Key Takeaways
- Bitcoin rose about 1% over the past 24 hours but remains trading below $90,000.
- This modest gain came despite President Trump’s Davos remarks on Wednesday, where he announced an agreement that removed the need for new tariffs on European countries related to the U.S. acquisition of Greenland.
Bitcoin stays under $90,000 despite improved risk sentiment
Bitcoin is trading higher after a roughly 1% uptick in the last 24 hours, ending a six-day losing streak. The small rebound comes amid a broadly improved risk appetite following developments at the World Economic Forum in Davos.
On Wednesday, President Trump said he had reached an agreement with NATO on a framework for a prospective Greenland deal, removing the perceived need to impose new tariffs on European countries. He also indicated hope that a cryptocurrency bill could be signed into law soon, as Congress continues to work on legislation to structure the crypto market—an effort stalled last week when a Senate banking committee delayed action.
Despite the positive headlines, Bitcoin has yet to break back above the key $90,000 threshold. Institutional demand also appears muted: SoSoValue data show that spot Bitcoin ETFs recorded outflows of $708.71 million on Wednesday, marking the third consecutive day of redemptions and the largest single-day outflow since November 20.
BTC eyes $93,000 if $87,000 support holds
The BTC/USD 4-hour chart remains biased to the downside after Bitcoin lost roughly 7% over the past week. The price is trading below the 50-period exponential moving average (EMA) at $92,044 and has slipped beneath the psychological $90,000 mark. Current trading sits near $89,900 after a re-test earlier this week of the midpoint of a horizontal parallel channel at $87,787.
Should Bitcoin sustain its current recovery, it could extend upward toward the 50-period EMA around $92,044 and potentially challenge $93,000. Technical momentum on the 4-hour timeframe shows the Relative Strength Index (RSI) around 40 and pointing higher toward the neutral 50 level, signaling waning bearish pressure.

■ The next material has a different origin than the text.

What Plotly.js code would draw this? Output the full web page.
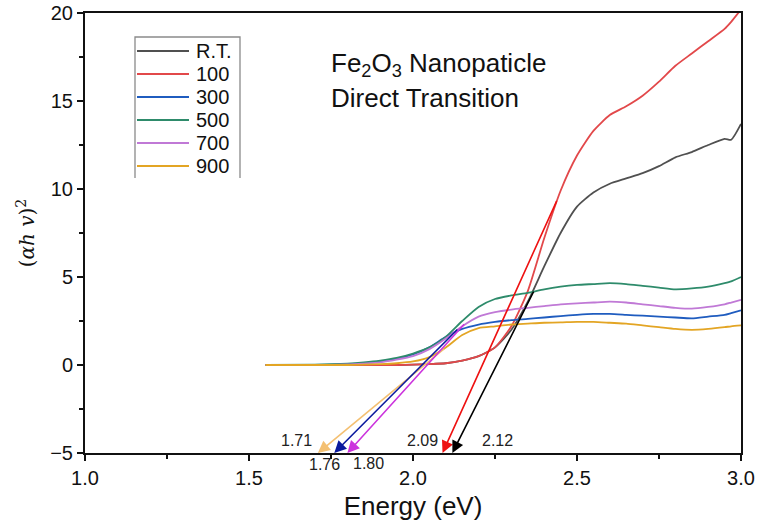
<!DOCTYPE html>
<html>
<head>
<meta charset="utf-8">
<script src="https://cdn.plot.ly/plotly-3.0.1.min.js"></script>
<style>html,body{margin:0;padding:0;background:#fff;}#chart{width:762px;height:527px;}</style>
</head>
<body>
<div id="chart"></div>
<script>
const energy = [1.55,1.70,1.80,1.85,1.90,1.95,2.00,2.05,2.10,2.15,2.20,2.25,2.30,2.35,2.40,2.45,2.50,2.55,2.60,2.65,2.70,2.75,2.80,2.85,2.90,2.95,2.97,3.00];
const seriesNames = ["R.T.","100","300","500","700","900"];
const rt   = [0,0,0,0,0,0,0.02,0.05,0.1,0.25,0.5,1.0,2.0,3.6,5.6,7.5,9.0,9.8,10.3,10.6,10.9,11.3,11.8,12.1,12.5,12.85,12.8,13.7];
const s100 = [0,0,0,0,0,0,0.02,0.05,0.1,0.25,0.5,1.0,2.2,4.2,7.2,9.9,11.9,13.3,14.2,14.7,15.3,16.1,17.0,17.7,18.4,19.1,19.5,20.2];
const s300 = [0,0,0.05,0.1,0.2,0.35,0.6,1.0,1.6,2.05,2.3,2.45,2.55,2.62,2.7,2.78,2.85,2.9,2.9,2.85,2.8,2.75,2.7,2.65,2.75,2.85,2.95,3.1];
const s500 = [0,0.02,0.08,0.15,0.25,0.4,0.65,1.0,1.6,2.5,3.3,3.75,3.95,4.1,4.3,4.45,4.55,4.6,4.65,4.6,4.5,4.4,4.3,4.35,4.45,4.65,4.75,5.0];
const s700 = [0,0,0.03,0.08,0.15,0.3,0.5,0.9,1.5,2.2,2.75,3.0,3.15,3.25,3.35,3.45,3.5,3.55,3.6,3.55,3.45,3.35,3.25,3.2,3.3,3.45,3.55,3.7];
const s900 = [0,0,0,0.02,0.05,0.1,0.2,0.45,1.0,1.7,2.1,2.2,2.3,2.35,2.4,2.42,2.45,2.45,2.4,2.35,2.25,2.15,2.05,2.0,2.05,2.15,2.2,2.25];
const seriesColors = ["#505050","#e2484a","#1f5cbf","#2e8b6b","#c079d6","#e3a524"];

// Tangent (extrapolation) arrows: head at band-gap value on y=-5, tail on curve
const gapValues = [1.71, 1.76, 1.80, 2.09, 2.12];
const gapLabels = ["1.71","1.76","1.80","2.09","2.12"];
const tailX = [2.10, 2.14, 2.16, 2.44, 2.37];
const tailY = [1.0, 2.1, 2.4, 9.4, 4.25];
const arrowColors = ["#f4c072","#0a1a9e","#cc33dd","#ee1111","#000000"];
const labelX = [1.645, 1.729, 1.863, 2.030, 2.259];
const labelY = [-4.30, -5.68, -5.57, -4.28, -4.28];
const yRange = [-5, 20];
const xRange = [1, 3];

const series = [rt, s100, s300, s500, s700, s900];
const traces = series.map((ys, i) => ({
  x: energy, y: ys, type: 'scatter', mode: 'lines', name: seriesNames[i],
  line: {color: seriesColors[i], width: 1.8, shape: 'spline', smoothing: 0.6},
  showlegend: false
}));

const FONT = 'Liberation Sans, Arial, sans-serif';
const annotations = [];
const shapes = [];
gapValues.forEach((g, i) => {
  annotations.push({
    x: g, y: yRange[0], xref: 'x', yref: 'y',
    ax: tailX[i], ay: tailY[i], axref: 'x', ayref: 'y',
    showarrow: true, arrowhead: 2, arrowsize: 1.5, arrowwidth: 1.6,
    arrowcolor: arrowColors[i], standoff: 0, text: ''
  });
  annotations.push({
    x: labelX[i], y: (labelY[i] - yRange[0]) / (yRange[1] - yRange[0]),
    xref: 'x', yref: 'paper', text: gapLabels[i], yanchor: 'middle',
    showarrow: false, font: {size: 16, color: '#222', family: FONT}
  });
});

// Title text inside plot
annotations.push({
  x: 0.372, y: 0.882, xref: 'paper', yref: 'paper', xanchor: 'left', yanchor: 'middle',
  text: 'Fe<sub>2</sub>O<sub>3</sub> Nanopaticle', showarrow: false,
  font: {size: 26, color: '#111', family: FONT}
});
annotations.push({
  x: 0.372, y: 0.807, xref: 'paper', yref: 'paper', xanchor: 'left', yanchor: 'middle',
  text: 'Direct Transition', showarrow: false,
  font: {size: 26, color: '#111', family: FONT}
});

// Legend drawn in paper coordinates (plot area 85..741 x 13..453 px)
const px2x = p => (p - 85) / 656;
const py2y = p => 1 - (p - 13) / 440;
shapes.push({type: 'path', xref: 'paper', yref: 'paper',
  path: `M${px2x(135)},${py2y(178)} L${px2x(135)},${py2y(37)} L${px2x(240)},${py2y(37)} L${px2x(240)},${py2y(178)}`,
  line: {color: '#8a8a8a', width: 1.3}});
seriesNames.forEach((n, i) => {
  const yy = py2y(51 + 23 * i);
  shapes.push({type: 'line', xref: 'paper', yref: 'paper', x0: px2x(137), x1: px2x(189), y0: yy, y1: yy,
    line: {color: seriesColors[i], width: 2}});
  annotations.push({x: px2x(194), y: yy, xref: 'paper', yref: 'paper', xanchor: 'left', yanchor: 'middle',
    text: n, showarrow: false, font: {size: 20, color: '#111', family: FONT}});
});

const layout = {
  width: 762, height: 527,
  margin: {l: 85, r: 21, t: 13, b: 74},
  paper_bgcolor: '#fff', plot_bgcolor: '#fff',
  font: {family: FONT, color: '#111', size: 16},
  showlegend: false,
  xaxis: {range: xRange, dtick: 0.5, tick0: 1, tickformat: '.1f',
    ticks: 'outside', ticklen: 6, tickwidth: 1.5, tickcolor: '#111',
    minor: {dtick: 0.25, ticks: 'outside', ticklen: 4, tickcolor: '#111', tickwidth: 1.2},
    showline: true, linecolor: '#111', linewidth: 2, mirror: true,
    showgrid: false, zeroline: false,
    title: {text: 'Energy (eV)', font: {size: 26}, standoff: 9},
    tickfont: {size: 20}},
  yaxis: {range: yRange, dtick: 5, tick0: 0,
    ticks: 'outside', ticklen: 6, tickwidth: 1.5, tickcolor: '#111',
    minor: {dtick: 2.5, ticks: 'outside', ticklen: 4, tickcolor: '#111', tickwidth: 1.2},
    showline: true, linecolor: '#111', linewidth: 2, mirror: true,
    showgrid: false, zeroline: false,
    title: {text: '(<i>αh v</i>)<sup>2</sup>', font: {size: 20, family: 'DejaVu Serif, serif'}, standoff: 10},
    tickfont: {size: 20}},
  annotations: annotations,
  shapes: shapes
};

Plotly.newPlot('chart', traces, layout, {displayModeBar: false, staticPlot: true});
</script>
</body>
</html>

For bulls to decisively push prices higher, the RSI must climb and remain above the neutral 50 threshold.

The Moving Average Convergence Divergence (MACD) indicator produced a bearish crossover on Tuesday, signaling continued downside pressure in the near term. Conversely, if Bitcoin can close the daily candle above the nearby resistance levels, it would improve the outlook for a sustained recovery.
On the downside, a daily close below the $87,787 support could open the path to the next support zone near $85,569, extending the recent pullback. Traders will be watching these levels closely as they gauge whether the recent buying momentum can attract renewed institutional interest and drive Bitcoin back above the $90,000 mark.